Afterward I went to Fort Funston, mainly because it was right next door. This used to be military defense, but it's now a beach and dog park. I locked my bike against a street sign (no bike parking at one of the entrances, darn it!) There were some nice trails here and there, and some interesting remnants of the base. Unfortunately, some of the park's main paths were ripped up for reconstruction, and apparently have been for some time. So, those was much walking in sand, and I was wearing the worst shoes for doing so. (Never, never, never will I ever again buy shoes with mesh across the top to create airflow; I got rain in my shoes last winter, sand in my shoes in Hawaii, and sand and dirt in my shoes yesterday.) Nonetheless, I enjoyed walking along the cliffs, then there was a viewing platform that I stood entranced on for a while, watching the beach and the views.
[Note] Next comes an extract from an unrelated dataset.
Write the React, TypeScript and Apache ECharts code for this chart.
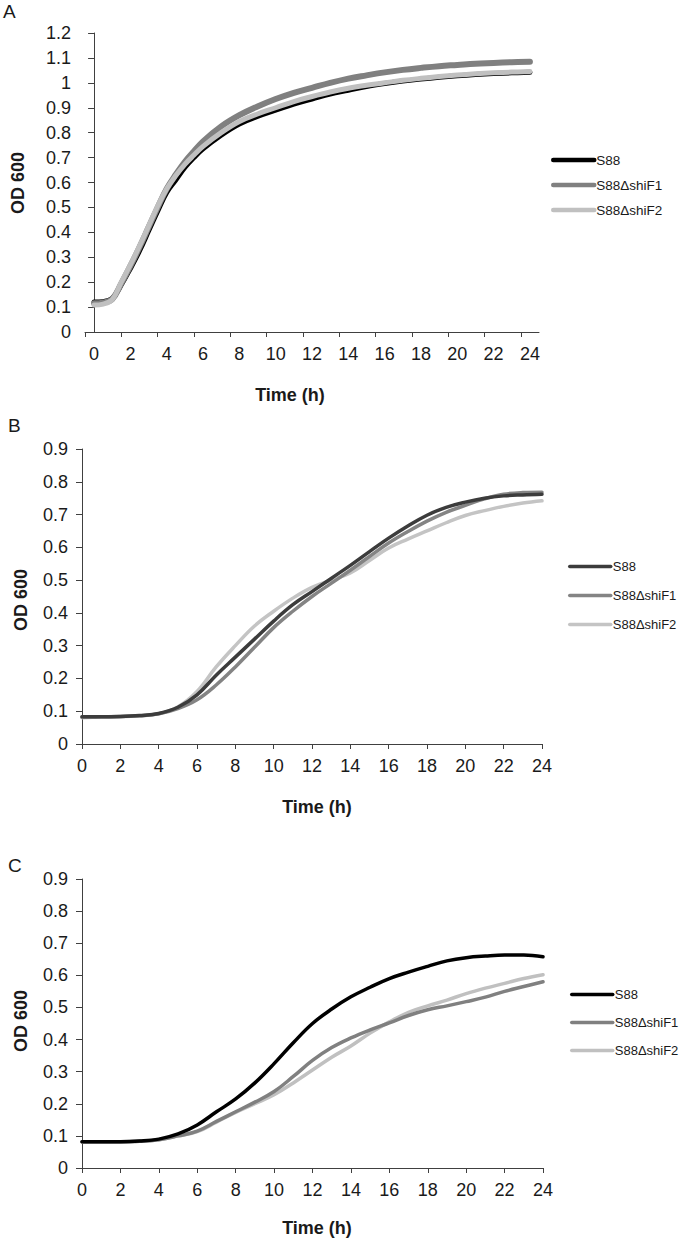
import React, { useEffect, useRef } from "react";
import * as echarts from "echarts";

// ---- Data ----
const seriesNames = ["S88", "S88ΔshiF1", "S88ΔshiF2"];

// Panel A
const timeA = [0, 0.5, 1, 1.5, 2, 2.5, 3, 3.5, 4, 4.5, 5, 5.5, 6, 7, 8, 9, 10, 11, 12, 13, 14, 15, 16, 17, 18, 19, 20, 21, 22, 23, 24];
const a_S88 = [0.12, 0.122, 0.135, 0.19, 0.255, 0.325, 0.405, 0.485, 0.56, 0.61, 0.66, 0.7, 0.735, 0.79, 0.835, 0.865, 0.89, 0.915, 0.935, 0.955, 0.97, 0.985, 0.997, 1.007, 1.015, 1.022, 1.028, 1.033, 1.037, 1.04, 1.042];
const a_F1 = [0.115, 0.118, 0.132, 0.195, 0.265, 0.34, 0.42, 0.5, 0.575, 0.632, 0.683, 0.725, 0.765, 0.825, 0.87, 0.905, 0.935, 0.96, 0.98, 1.0, 1.017, 1.03, 1.042, 1.052, 1.06, 1.067, 1.072, 1.077, 1.08, 1.083, 1.085];
const a_F2 = [0.108, 0.112, 0.13, 0.2, 0.27, 0.345, 0.425, 0.505, 0.575, 0.628, 0.673, 0.71, 0.745, 0.8, 0.845, 0.875, 0.9, 0.925, 0.945, 0.963, 0.978, 0.99, 1.0, 1.01, 1.018, 1.025, 1.031, 1.036, 1.04, 1.043, 1.045];

// Panel B
const timeB = [0, 1, 2, 3, 4, 5, 6, 7, 8, 9, 10, 11, 12, 13, 14, 15, 16, 17, 18, 19, 20, 21, 22, 23, 24];
const b_S88 = [0.083, 0.083, 0.084, 0.087, 0.093, 0.112, 0.15, 0.21, 0.265, 0.32, 0.375, 0.425, 0.465, 0.505, 0.545, 0.587, 0.628, 0.665, 0.698, 0.722, 0.738, 0.75, 0.757, 0.76, 0.762];
const b_F1 = [0.082, 0.083, 0.084, 0.086, 0.092, 0.108, 0.135, 0.18, 0.235, 0.295, 0.355, 0.405, 0.45, 0.49, 0.53, 0.572, 0.613, 0.648, 0.68, 0.707, 0.728, 0.748, 0.762, 0.767, 0.768];
const b_F2 = [0.08, 0.082, 0.083, 0.086, 0.092, 0.113, 0.16, 0.235, 0.3, 0.36, 0.405, 0.445, 0.478, 0.5, 0.522, 0.56, 0.598, 0.625, 0.65, 0.675, 0.697, 0.712, 0.725, 0.735, 0.742];

// Panel C
const timeC = [0, 1, 2, 3, 4, 5, 6, 7, 8, 9, 10, 11, 12, 13, 14, 15, 16, 17, 18, 19, 20, 21, 22, 23, 24];
const c_S88 = [0.082, 0.082, 0.082, 0.084, 0.09, 0.106, 0.134, 0.175, 0.215, 0.265, 0.325, 0.39, 0.45, 0.495, 0.533, 0.563, 0.59, 0.61, 0.628, 0.645, 0.655, 0.66, 0.663, 0.663, 0.658];
const c_F1 = [0.082, 0.082, 0.082, 0.083, 0.088, 0.1, 0.115, 0.145, 0.175, 0.205, 0.238, 0.285, 0.335, 0.375, 0.405, 0.43, 0.452, 0.475, 0.493, 0.505, 0.518, 0.532, 0.55, 0.565, 0.58];
const c_F2 = [0.08, 0.08, 0.081, 0.083, 0.088, 0.1, 0.113, 0.143, 0.173, 0.2, 0.228, 0.265, 0.305, 0.345, 0.38, 0.42, 0.455, 0.485, 0.505, 0.523, 0.543, 0.56, 0.575, 0.59, 0.602];

// Tick labels
const xLabels = [0, 2, 4, 6, 8, 10, 12, 14, 16, 18, 20, 22, 24];
const xTicksA = [-0.5, 1.5, 3.5, 5.5, 7.5, 9.5, 11.5, 13.5, 15.5, 17.5, 19.5, 21.5, 23.5];

const FONT = "Liberation Sans, Arial, sans-serif";
const AXIS_COLOR = "#404040";
const TEXT_COLOR = "#1a1a1a";

const colorsA = ["#000000", "#808080", "#c0c0c0"];
const colorsB = ["#3c3c3c", "#848484", "#c4c4c4"];
const colorsC = ["#000000", "#808080", "#c0c0c0"];

function pairs(t: number[], v: number[]) {
  return t.map((x, i) => [x, v[i]]);
}

export default function App() {
  const ref = useRef<HTMLDivElement>(null);
  useEffect(() => {
    if (!ref.current) return;
    const chart = echarts.init(ref.current, undefined, { renderer: "svg" });

    const grids = [
      { left: 85, top: 33, width: 454, height: 299 },
      { left: 82, top: 449, width: 460, height: 295 },
      { left: 82, top: 879, width: 461, height: 289 },
    ];

    const axisLine = { show: true, lineStyle: { color: AXIS_COLOR, width: 1 } };
    const labelStyle = { color: TEXT_COLOR, fontSize: 18, fontFamily: FONT };

    const xAxes: any[] = [
      {
        type: "value",
        gridIndex: 0,
        min: -0.5,
        max: 24.5,
        axisLine,
        axisTick: { show: true, length: 5, lineStyle: { color: AXIS_COLOR }, customValues: xTicksA },
        axisLabel: { ...labelStyle, margin: 13, customValues: xLabels },
        splitLine: { show: false },
      },
      ...[1, 2].map((g) => ({
        type: "value",
        gridIndex: g,
        min: 0,
        max: 24,
        interval: 2,
        axisLine,
        axisTick: { show: true, length: 5, lineStyle: { color: AXIS_COLOR } },
        axisLabel: { ...labelStyle, margin: 13 },
        splitLine: { show: false },
      })),
    ];

    const yMax = [1.2, 0.9, 0.9];
    const yAxes: any[] = [0, 1, 2].map((g) => ({
      type: "value",
      gridIndex: g,
      min: 0,
      max: yMax[g],
      interval: 0.1,
      axisLine,
      axisTick: { show: true, length: 6, lineStyle: { color: AXIS_COLOR } },
      axisLabel: { ...labelStyle, margin: 14 },
      splitLine: { show: false },
    }));

    const panels = [
      { t: timeA, vals: [a_S88, a_F1, a_F2], colors: colorsA, widths: [5, 6, 5], z: [2, 3, 4] },
      { t: timeB, vals: [b_S88, b_F1, b_F2], colors: colorsB, widths: [3.5, 3.5, 3.5], z: [4, 3, 2] },
      { t: timeC, vals: [c_S88, c_F1, c_F2], colors: colorsC, widths: [3.5, 3.5, 3.5], z: [4, 3, 2] },
    ];

    const series: any[] = [];
    panels.forEach((p, g) => {
      p.vals.forEach((v, i) => {
        series.push({
          type: "line",
          name: seriesNames[i],
          xAxisIndex: g,
          yAxisIndex: g,
          data: pairs(p.t, v),
          symbol: "none",
          smooth: 0.4,
          z: p.z[i],
          lineStyle: { color: p.colors[i], width: p.widths[i], cap: "round", join: "round" },
          itemStyle: { color: p.colors[i] },
        });
      });
    });

    const legendPos = [
      { left: 551, top: 153, gap: 11, colors: colorsA, width: 4.5, font: 13.5 },
      { left: 568, top: 560, gap: 16, colors: colorsB, width: 3.5, font: 13 },
      { left: 570, top: 988, gap: 15, colors: colorsC, width: 3.5, font: 13 },
    ];
    const legends = legendPos.map((l) => ({
      orient: "vertical",
      left: l.left,
      top: l.top,
      padding: 0,
      itemWidth: 41,
      itemHeight: 14,
      itemGap: l.gap,
      selectedMode: false,
      textStyle: { fontSize: l.font, color: TEXT_COLOR, fontFamily: FONT, padding: [0, 0, 0, -3] },
      data: seriesNames.map((n, i) => ({
        name: n,
        itemStyle: { color: l.colors[i], opacity: 0, borderWidth: 0 },
        lineStyle: { color: l.colors[i], width: l.width, cap: "round", opacity: 1 },
      })),
    }));

    const titleStyle = { fontSize: 18, fontWeight: "bold", fill: TEXT_COLOR, fontFamily: FONT, align: "center", verticalAlign: "middle" };
    const letterStyle = { fontSize: 19, fill: TEXT_COLOR, fontFamily: FONT, align: "left", verticalAlign: "top" };

    const graphic: any[] = [
      { type: "text", left: 3, top: 2, style: { text: "A", ...letterStyle } },
      { type: "text", left: 8, top: 416, style: { text: "B", ...letterStyle } },
      { type: "text", left: 8, top: 856, style: { text: "C", ...letterStyle } },
      { type: "text", x: 18, y: 183, rotation: Math.PI / 2, style: { text: "OD 600", ...titleStyle } },
      { type: "text", x: 21, y: 600, rotation: Math.PI / 2, style: { text: "OD 600", ...titleStyle } },
      { type: "text", x: 21, y: 1021, rotation: Math.PI / 2, style: { text: "OD 600", ...titleStyle } },
      { type: "text", x: 290, y: 395, style: { text: "Time (h)", ...titleStyle } },
      { type: "text", x: 317, y: 807, style: { text: "Time (h)", ...titleStyle } },
      { type: "text", x: 317, y: 1228, style: { text: "Time (h)", ...titleStyle } },
    ];

    chart.setOption({
      animation: false,
      backgroundColor: "#ffffff",
      grid: grids,
      xAxis: xAxes,
      yAxis: yAxes,
      legend: legends,
      series,
      graphic,
    });

    return () => chart.dispose();
  }, []);

  return (
    <div
      ref={ref}
      style={{ position: "absolute", left: 0, top: 0, width: 681, height: 1241, background: "#fff" }}
    />
  );
}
And that was pretty much it for the day.

I came back through Daly City, which was the only place that I had a jerk honking at me to get off the road. I find that ignorant asses like that are more common when you get outside the SF-Oakland-Berkeley area, so I wasn't surprised that I met one yesterday in Daly City. From there I looped back up into San Francisco, finally hopping back on BART at Glen Park. (And 'lo and behold, bike lanes reappeared as I moved from Daly City back into SF.)

The whole route was slightly under 25 miles in a big circle from Embarcadero, out to Golden Gate Park, down to the Zoo and then around to Fort Funston, over to Daly City, and then back in to SF. There were no hills of much note in that route. I did drop down as low as 50 feet or so and got as high as 400 (though I might have exceeded that on foot when I hiked around Fort Funston). The weird thing is that I circled all the big hills in San Francisco: Mount Davidson, the Twin Peaks, and Mount Sutro. I just stayed clear of them the whole way.

It was a nice ride with GG Park being the highlight, but I enjoyed seeing the more farflung places. And it was definitely cooler than the East Bay, especially when I was up against the Pacific, as I was most of the afternoon.